Mijn Trots – Rudy Marteaux
« Terug naar Mijn TrotsGoudeerlijk somt Rudy Marteaux net zo veel nadelen als voordelen op van zijn machtige Yamaha VMax. De minpunten deren hem niets, zo lang hij maar als een bloeddorstig roofdier bij een verkeerslicht op zijn prooi mag wachten.
“Heeft u wel eens een kat met een muis zien spelen? Die laat zijn prooi een paar decimeter wegtrippelen en geeft hem het idee dat hij kan ontsnappen, maar de kat is alleen maar met hem aan het spelen en pakt de muis wanneer hij wil. Dat spelletje speel ik bij het verkeerslicht. Het is altijd prettig als er een grote Duitse auto naast me komt staan. Die geef ik eerst een metertje voorsprong en dan ‘Whammmm’. Iemand afdrogen is prettig, zeker als het van die showmannekes zijn. Omdat de VMax zo lang en zwaar is, komt de voorkant niet omhoog en daardoor moeten Duitse auto’s, maar ook sportmotoren er altijd aan geloven. Na vierhonderd meter rijd ik alweer aan gewoon snelheid want in België staan overal camera’s. Ze voeren bij ons een ware hetze tegen snelrijders.”

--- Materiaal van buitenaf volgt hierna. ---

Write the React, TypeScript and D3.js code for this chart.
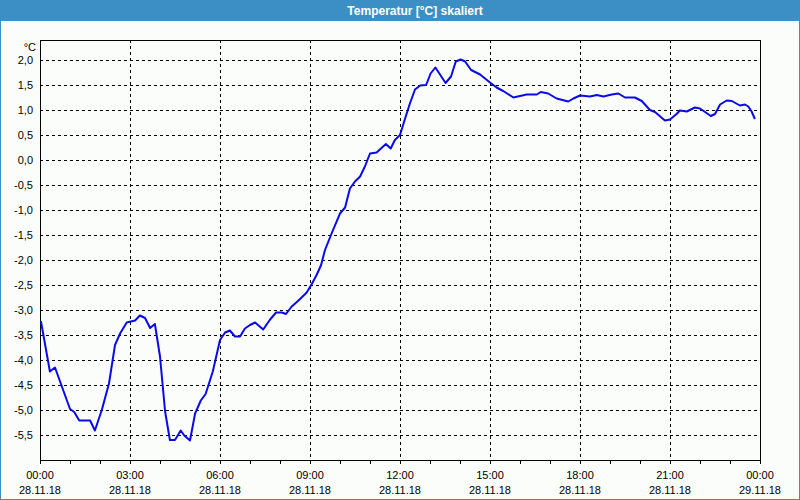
import React, { useEffect, useRef } from "react";
import * as d3 from "d3";

const TITLE = "Temperatur [°C] skaliert";
const UNIT = "°C";

const hours: number[] = [
  0.03, 0.33, 0.5, 1.0, 1.14, 1.31, 1.67, 1.83, 2.06, 2.3, 2.5, 2.67, 2.89, 3.17, 3.33, 3.5, 3.67, 3.83,
  4.0, 4.17, 4.33, 4.5, 4.69, 4.81, 5.0, 5.17, 5.36, 5.52, 5.76, 6.0, 6.17, 6.33, 6.5, 6.67, 6.83, 7.0,
  7.17, 7.44, 7.67, 7.87, 8.06, 8.2, 8.39, 8.58, 8.72, 8.89, 9.06, 9.22, 9.37, 9.5, 9.72, 10.0, 10.17,
  10.33, 10.5, 10.67, 10.83, 11.0, 11.22, 11.53, 11.69, 11.83, 12.0, 12.17, 12.33, 12.5, 12.67, 12.87,
  13.02, 13.18, 13.52, 13.7, 13.86, 14.02, 14.17, 14.37, 14.67, 15.0, 15.22, 15.44, 15.78, 16.0, 16.22,
  16.56, 16.69, 16.94, 17.22, 17.61, 17.78, 18.0, 18.33, 18.56, 18.78, 19.06, 19.28, 19.5, 19.83, 20.06,
  20.33, 20.5, 20.83, 21.0, 21.22, 21.33, 21.56, 21.83, 22.0, 22.36, 22.5, 22.67, 22.89, 23.06, 23.33,
  23.5, 23.61, 23.72, 23.83,
];

const temps: number[] = [
  -3.22, -4.23, -4.15, -4.98, -5.04, -5.21, -5.21, -5.41, -5.0, -4.47, -3.7, -3.47, -3.25, -3.21, -3.11,
  -3.16, -3.36, -3.28, -3.93, -5.03, -5.6, -5.6, -5.41, -5.51, -5.61, -5.07, -4.81, -4.68, -4.23, -3.6,
  -3.45, -3.41, -3.53, -3.53, -3.37, -3.3, -3.25, -3.39, -3.19, -3.05, -3.05, -3.08, -2.93, -2.83, -2.75,
  -2.65, -2.48, -2.3, -2.1, -1.8, -1.47, -1.07, -0.95, -0.57, -0.43, -0.33, -0.13, 0.13, 0.15, 0.32, 0.23,
  0.4, 0.5, 0.83, 1.13, 1.41, 1.49, 1.5, 1.73, 1.85, 1.54, 1.67, 1.97, 2.01, 1.97, 1.8, 1.71, 1.55, 1.45,
  1.38, 1.25, 1.28, 1.31, 1.31, 1.36, 1.33, 1.23, 1.17, 1.23, 1.29, 1.27, 1.3, 1.27, 1.31, 1.33, 1.25,
  1.25, 1.18, 1.0, 0.96, 0.79, 0.81, 0.92, 0.99, 0.97, 1.05, 1.03, 0.88, 0.92, 1.11, 1.19, 1.18, 1.09,
  1.11, 1.07, 0.97, 0.82,
];

const yTicks: number[] = [2.0, 1.5, 1.0, 0.5, 0.0, -0.5, -1.0, -1.5, -2.0, -2.5, -3.0, -3.5, -4.0, -4.5, -5.0, -5.5];
const xMajorHours: number[] = [0, 3, 6, 9, 12, 15, 18, 21, 24];
const xTimeLabels: string[] = ["00:00", "03:00", "06:00", "09:00", "12:00", "15:00", "18:00", "21:00", "00:00"];
const xDateLabels: string[] = ["28.11.18", "28.11.18", "28.11.18", "28.11.18", "28.11.18", "28.11.18", "28.11.18", "28.11.18", "29.11.18"];

export default function App() {
  const ref = useRef<SVGSVGElement>(null);

  useEffect(() => {
    const W = 800, H = 500;
    const L = 40, R = 760, T = 40, B = 460;
    const svg = d3.select(ref.current!);
    svg.selectAll("*").remove();
    const font = "'Liberation Sans', Arial, sans-serif";

    svg.append("rect").attr("x", 0).attr("y", 0).attr("width", W).attr("height", H).attr("fill", "#fbfdfb");
    svg.append("rect").attr("x", 0.5).attr("y", 0.5).attr("width", W - 1).attr("height", H - 1)
      .attr("fill", "none").attr("stroke", "#3b8fc4").attr("stroke-width", 1);
    svg.append("rect").attr("x", 0).attr("y", 0).attr("width", W).attr("height", 21).attr("fill", "#3c8fc4");
    svg.append("text").attr("x", 415).attr("y", 15).attr("text-anchor", "middle")
      .attr("font-family", font).attr("font-weight", "bold").attr("font-size", 12)
      .attr("fill", "#ffffff").text(TITLE);

    const x = d3.scaleLinear().domain([0, 24]).range([L, R]);
    const y = d3.scaleLinear().domain([-6, 2.4]).range([B, T]);

    const g = svg.append("g");
    // horizontal grid
    g.selectAll(".hg").data(yTicks).enter().append("line")
      .attr("x1", L).attr("x2", R)
      .attr("y1", (d) => Math.round(y(d)) + 0.5).attr("y2", (d) => Math.round(y(d)) + 0.5)
      .attr("stroke", "#000").attr("stroke-width", 1).attr("stroke-dasharray", "3,3");
    // vertical grid
    g.selectAll(".vg").data(xMajorHours.slice(1, -1)).enter().append("line")
      .attr("x1", (d) => Math.round(x(d)) + 0.5).attr("x2", (d) => Math.round(x(d)) + 0.5)
      .attr("y1", T).attr("y2", B)
      .attr("stroke", "#000").attr("stroke-width", 1).attr("stroke-dasharray", "3,3");

    // frame
    g.append("rect").attr("x", L + 0.5).attr("y", T + 0.5).attr("width", R - L).attr("height", B - T)
      .attr("fill", "none").attr("stroke", "#000").attr("stroke-width", 1);

    // minor ticks (hourly)
    g.selectAll(".tk").data(d3.range(0, 25)).enter().append("line")
      .attr("x1", (d) => Math.round(x(d)) + 0.5).attr("x2", (d) => Math.round(x(d)) + 0.5)
      .attr("y1", B).attr("y2", B + 4).attr("stroke", "#000").attr("stroke-width", 1);

    // y labels
    g.selectAll(".yl").data(yTicks).enter().append("text")
      .attr("x", 33).attr("y", (d) => y(d) + 4).attr("text-anchor", "end")
      .attr("font-family", font).attr("font-size", 11).attr("fill", "#000")
      .text((d) => d3.format(".1f")(d).replace(".", ",").replace("−", "-"));
    g.append("text").attr("x", 36).attr("y", 51).attr("text-anchor", "end")
      .attr("font-family", font).attr("font-size", 11).attr("fill", "#000").text(UNIT);

    // x labels
    xMajorHours.forEach((h, i) => {
      g.append("text").attr("x", x(h)).attr("y", 479).attr("text-anchor", "middle")
        .attr("font-family", font).attr("font-size", 11).attr("fill", "#000").text(xTimeLabels[i]);
      g.append("text").attr("x", x(h)).attr("y", 494).attr("text-anchor", "middle")
        .attr("font-family", font).attr("font-size", 11).attr("fill", "#000").text(xDateLabels[i]);
    });

    const pts: [number, number][] = hours.map((h, i) => [h, temps[i]]);
    const line = d3.line<[number, number]>().x((d) => x(d[0])).y((d) => y(d[1]));
    g.append("path").attr("d", line(pts)!).attr("fill", "none")
      .attr("stroke", "#0a0ae8").attr("stroke-width", 2).attr("stroke-linejoin", "round");
  }, []);

  return (
    <svg ref={ref} width={800} height={500} style={{ position: "fixed", left: 0, top: 0, display: "block" }} />
  );
}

“Het is raar maar waar, maar met de eerste generatie VMax heb ik niets. Die kan me niet bekoren, die is zo lomp. Zegt u dat ook in Nederland; lomp? In dit model zit een veel mooiere lijn. De bruine accenten op het verder zwarte motorblok contrasteren prachtig. Heel bewust is de motorfiets volledig standaard gehouden, dat is me geadviseerd. Hierdoor raak ik hem makkelijker kwijt als ik hem wil verkopen. Bovendien is hij voor mij perfect zo. Een andere uitlaat is me ook afgeraden omdat je in de Eifel zo makkelijk tegen de lamp loopt. Het geluid is weliswaar goed geknepen, maar toch mooi en het trekvermogen blijft waanzinnig. De eerste keer dat ik de machine helemaal opentrok dacht ik: ‘Oef, wat heb ik gedaan, wat is dit?’ Je moet er met je gedachten goed zijn bij deze motorfiets anders rijdt hij met jou.”
“Deze motorfiets heeft minstens zo veel na- als voordelen. Lange vakanties lukt niet, alleen tripjes naar bijvoorbeeld de Eifel. Bovendien moet ik om de 160 kilometer tanken want de motor zuipt. Daarover beklaag ik me niet want dat wist ik voordat ik de motor kocht. Vooraf heb ik genoeg documentatie gelezen. Met de huidige benzineprijzen is het wel duur, maar alles is duur. Banden, onderhoud en verzekering zijn allemaal prijzig. Het maakt niet uit. Vanaf de presentatie in 2009 wist ik namelijk al zeker dat ik ooit zo’n motorfiets wilde hebben. Ben er lang naar op zoek geweest, twee jaar om precies te zijn. Sommige waren te duur, anderen zagen er op de foto prima uit, maar niet van dichtbij. Van deze wist ik direct dat het hem ging worden. Drie jaar terug kocht ik hem met 4.000 op de teller en tegenwoordig staat er – ondanks een coronajaar waarin we in België niet mochten rijden – 22.000 op.”
“In de twee jaar dat ik naar deze motorfiets zocht, heb ik nooit zonder motorfiets gezeten. Hiervoor reed ik een Suzuki Bandit 650. Een geweldige motorfiets waarvan je een ding zeker weet: hij wordt niet gestolen. Dat is met deze wel anders, die staat nooit lang uit het zicht. Mijn eerste motorfiets was een Honda CB500, daarvoor heb ik me vanaf mijn achttiende krom gewerkt. Het waren de tijden van een zware is je ware en daardoor kocht ik al snel een Yamaha XS1100 in Martini-uitvoering. De kuip ging er af en clip-ons erop, maar je moest er geen MotoGP mee rijden. Ik had al aanpassingen aan de vering gedaan anders zat je steeds in het decor. Daarvan had de Fireblade die erna kwam geen last.”
“Er gaat een tijd komen dat de motorfiets te zwaar voor me gaat worden. Mijn heup gaat nu al iets achteruit. Dan moet ik een trike of zijspan kopen en dan druk ik de VMax gewoon weg. Je kunt er veel geld voor krijgen. De eerste koper heeft zich al vrijwillig aangeboden.”